-- Instructions to follow --
Your task is to retype the lines from the opening of the material through the line that includes "from matplotlib.lines import Line2D". Do not copy the pictures.
******************************
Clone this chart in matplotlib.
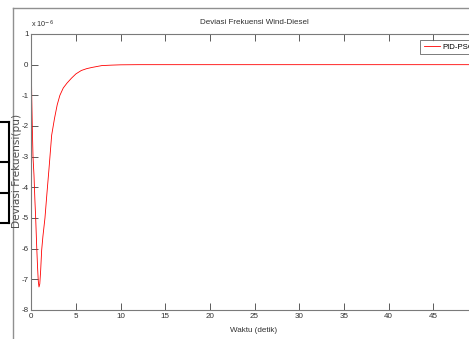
import matplotlib
matplotlib.use("Agg")
import matplotlib.pyplot as plt
from matplotlib.lines import Line2D

# Data (deviation in units of 1e-6 pu)
waktu = [0, 0.05, 0.11, 0.19, 0.3, 0.4, 0.49, 0.6, 0.7, 0.78, 0.86, 0.95,
         1.05, 1.16, 1.3, 1.53, 1.75, 1.98, 2.28, 2.6, 2.9, 3.2, 3.58, 4.0,
         4.5, 5.0, 5.6, 6.2, 6.8, 7.9, 9.0, 10.0, 12.0, 15.0, 20.0, 30.0,
         40.0, 50.0]
deviasi = [0, -1.1, -2.0, -3.0, -3.6, -4.4, -5.0, -5.9, -6.6, -7.05, -7.25,
           -7.15, -6.7, -6.05, -5.6, -5.0, -4.2, -3.4, -2.3, -1.75, -1.31,
           -1.0, -0.76, -0.6, -0.44, -0.3, -0.19, -0.13, -0.09, -0.03,
           -0.015, -0.005, 0, 0, 0, 0, 0, 0]
xticks = list(range(0, 46, 5))
yticks = list(range(-8, 2))

W, H = 469, 339
plt.rcParams["axes.unicode_minus"] = False
plt.rcParams["font.family"] = ["Liberation Sans", "DejaVu Sans"]
gray = "#7a7a7a"


def fx(px):
    return px / W


def fy(py):
    return 1 - py / H


fig = plt.figure(figsize=(W / 100, H / 100), dpi=100)
fig.patch.set_facecolor("white")

left, right, top, bottom = 31.3, 477.8, 34, 310
ax = fig.add_axes([fx(left), fy(bottom), fx(right - left), (bottom - top) / H])
ax.plot(waktu, deviasi, color="red", lw=0.6)
ax.set_xlim(0, 50)
ax.set_ylim(-8, 1)
ax.set_xticks(xticks)
ax.set_yticks(yticks)
ax.tick_params(direction="in", length=5, width=0.6, color="#404040",
               labelsize=5.8, labelcolor="#303030", pad=2,
               top=True, right=True)
for s in ax.spines.values():
    s.set_color(gray)
    s.set_linewidth(0.8)

fig.text(fx(254), fy(22), "Deviasi Frekuensi Wind-Diesel", fontsize=5.8,
         color="#303030", ha="center", va="center")
fig.text(fx(254), fy(330), "Waktu (detik)", fontsize=5.8,
         color="#303030", ha="center", va="center")
fig.text(fx(17), fy(171), "Deviasi Frekuensi(pu)", fontsize=7.6,
         family="DejaVu Sans", color="#505050", rotation=90,
         ha="center", va="center")
fig.text(fx(31), fy(27), r"x 10$^{-6}$", fontsize=5.2,
         color="#303030", va="baseline")

leg = ax.legend(["PID-PSO"], loc="upper left", frameon=True, fancybox=False,
                handlelength=2.1, handletextpad=0.3, borderpad=0.45,
                borderaxespad=0, bbox_to_anchor=(fx(420), fy(40)),
                bbox_transform=fig.transFigure, fontsize=5.6)
leg.get_frame().set_edgecolor("#404040")
leg.get_frame().set_linewidth(0.6)

# figure window frame
fig.add_artist(Line2D([fx(13), fx(13)], [fy(8), fy(339)], color="#909090", lw=1))
fig.add_artist(Line2D([fx(13), fx(469)], [fy(8), fy(8)], color="#909090", lw=1))

# black boxes on the left edge
for yy in [122, 162, 193, 223]:
    fig.add_artist(Line2D([fx(0), fx(9)], [fy(yy), fy(yy)], color="black", lw=1.5))
fig.add_artist(Line2D([fx(9), fx(9)], [fy(122), fy(223)], color="black", lw=1.5))

fig.savefig("out.png", dpi=100)
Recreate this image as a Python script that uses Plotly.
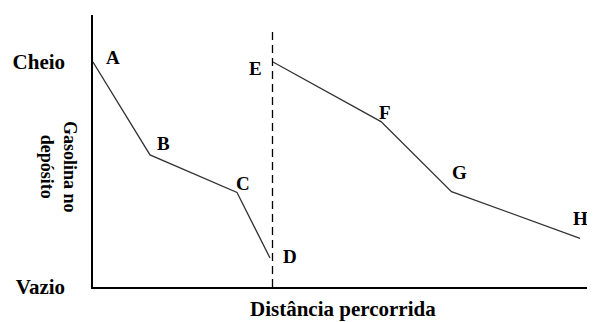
import plotly.graph_objects as go

# trecho antes do reabastecimento (A-D) e depois (E-H)
labels_1 = ['A', 'B', 'C', 'D']
dist_1 = [0.0, 1.14, 2.88, 3.54]
gas_1 = [1.0, 0.587, 0.42, 0.129]

labels_2 = ['E', 'F', 'G', 'H']
dist_2 = [3.6, 5.76, 7.17, 9.74]
gas_2 = [1.0, 0.735, 0.424, 0.216]

refuel_x = 3.59
level_ticks = [0, 1]
level_text = ['Vazio', 'Cheio']

serif = dict(family='Liberation Serif', color='black', weight='bold')

fig = go.Figure()
for xs, ys in [(dist_1, gas_1), (dist_2, gas_2)]:
    fig.add_trace(go.Scatter(x=xs, y=ys, mode='lines',
                             line=dict(color='#333333', width=1.3),
                             showlegend=False, hoverinfo='skip'))

# dashed line where the tank is refilled
fig.add_shape(type='line', x0=refuel_x, x1=refuel_x, y0=0, y1=1.151,
              line=dict(color='black', width=1.3, dash='8px,5px'))

# point letters (pixel offsets from each point)
offsets = {'A': (20, 5), 'B': (13, 11), 'C': (6, 9), 'D': (20, 1),
           'E': (-18, -6), 'F': (4, 9), 'G': (8, 19), 'H': (0, 20)}
for labs, xs, ys in [(labels_1, dist_1, gas_1), (labels_2, dist_2, gas_2)]:
    for lab, x, y in zip(labs, xs, ys):
        dx, dy = offsets[lab]
        fig.add_annotation(x=x, y=y, text=lab, showarrow=False,
                           xshift=dx, yshift=dy, font=dict(size=19, **serif))

fig.add_annotation(xref='paper', yref='y', x=0, y=0.533, xshift=-34,
                   xanchor='center', yanchor='middle',
                   text='Gasolina no<br>depósito', textangle=90, showarrow=False,
                   font=dict(size=18, **serif))
fig.add_annotation(xref='paper', yref='paper', x=0.5, y=0, yshift=-22,
                   yanchor='middle', text='Distância percorrida', showarrow=False,
                   font=dict(size=21, **serif))

fig.update_xaxes(range=[0, 10], showline=True, linecolor='black', linewidth=1.5,
                 showgrid=False, zeroline=False, showticklabels=False, ticks='',
                 automargin=False)
fig.update_yaxes(range=[0, 1.209], showline=True, linecolor='black', linewidth=1.5,
                 showgrid=False, zeroline=False, tickvals=level_ticks,
                 ticktext=level_text, ticks='', ticklabelstandoff=22,
                 tickfont=dict(size=21, **serif), automargin=False)

# the page body adds 8px around the figure, so the figure is 8px smaller
fig.update_layout(width=587, height=314,
                  margin=dict(l=85, r=2, t=7, b=35, autoexpand=False),
                  plot_bgcolor='white', paper_bgcolor='white')

fig.write_html('out.html')
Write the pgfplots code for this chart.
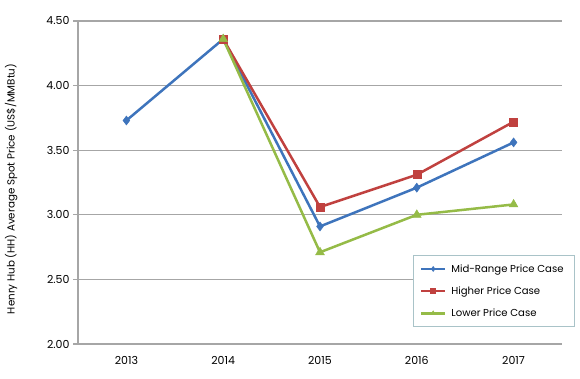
\documentclass[border=0pt]{standalone}
\usepackage{pgfplots}
\pgfplotsset{compat=1.18}
\usepackage{fontspec}
\setmainfont{Poppins}
\definecolor{cblue}{HTML}{3E74BC}
\definecolor{cred}{HTML}{C0413F}
\definecolor{cgreen}{HTML}{95BB47}
\definecolor{cgrid}{HTML}{A6A6A6}
\definecolor{clegend}{HTML}{A9C3C8}
\begin{document}
\begin{tikzpicture}[x=1pt,y=1pt]
\begin{axis}[
  scale only axis,
  width=484pt, height=323pt,
  xmin=-0.5, xmax=4.5,
  ymin=2, ymax=4.5,
  ytick={2,2.5,3,3.5,4,4.5},
  yticklabel style={/pgf/number format/.cd,fixed,fixed zerofill,precision=2},
  /pgf/number format/assume math mode=true,
  xtick={0,1,2,3,4},
  xticklabels={2013,2014,2015,2016,2017},
  extra x ticks={-0.5,0.5,1.5,2.5,3.5,4.5},
  extra x tick labels={},
  extra x tick style={major tick length=5pt, tick style={cgrid, line width=1.2pt}, grid=none},
  major x tick style={draw=none},
  axis x line*=bottom,
  axis y line*=left,
  axis line style={cgrid, line width=1.2pt, -},
  ymajorgrids,
  major grid style={cgrid, line width=1.2pt},
  y tick style={cgrid, line width=1.2pt},
  major tick length=5pt,
  tick align=outside,
  ticklabel style={font=\fontsize{11}{13}\selectfont},
  xticklabel style={yshift=-4pt},
  ylabel={Henry Hub (HH) Average Spot Price (US\$/MMBtu)},
  ylabel style={font=\fontsize{10.3}{12}\selectfont, at={(rel axis cs:0,0.48)}, anchor=south, yshift=57pt},
  legend style={at={(rel axis cs:1.027,0.276)}, anchor=north east, draw=clegend, line width=1pt,
    font=\fontsize{10.1}{12}\selectfont, inner xsep=6pt, inner ysep=7pt, row sep=9pt, fill=white,
    nodes={inner xsep=5pt}},
  legend image code/.code={\draw[#1, line width=2.5pt] (0pt,0pt) -- (24pt,0pt);
     \draw[#1, mark repeat=2, mark phase=2, mark size=2.5pt] plot coordinates {(0pt,0pt) (12pt,0pt) (24pt,0pt)};},
  legend cell align=left,
  every axis plot/.append style={line width=2.5pt},
]
\addplot[cblue, mark=diamond*, mark size=4.5pt, mark options={solid, line width=0.5pt}] coordinates {
(0,3.73) (1,4.36) (2,2.91) (3,3.21) (4,3.56)};
\addlegendentry{Mid-Range Price Case}
\addplot[cred, mark=square*, mark size=4pt, mark options={solid, line width=0.5pt}] coordinates {
(1,4.36) (2,3.06) (3,3.31) (4,3.72)};
\addlegendentry{Higher Price Case}
\addplot[cgreen, mark=triangle*, mark size=5pt, mark options={solid, line width=0.5pt}] coordinates {
(1,4.36) (2,2.71) (3,3.00) (4,3.08)};
\addlegendentry{Lower Price Case}
\end{axis}
\pgfresetboundingbox
\path (current axis.south west) ++(-78pt,-35pt) coordinate (bl);
\path (current axis.north east) ++(18pt,21pt) coordinate (tr);
\path[use as bounding box] (bl) rectangle (tr);
\end{tikzpicture}
\end{document}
******************************
-- Solution --
Clone this chart in matplotlib.
import matplotlib
matplotlib.use("Agg")
import matplotlib.pyplot as plt
from matplotlib.lines import Line2D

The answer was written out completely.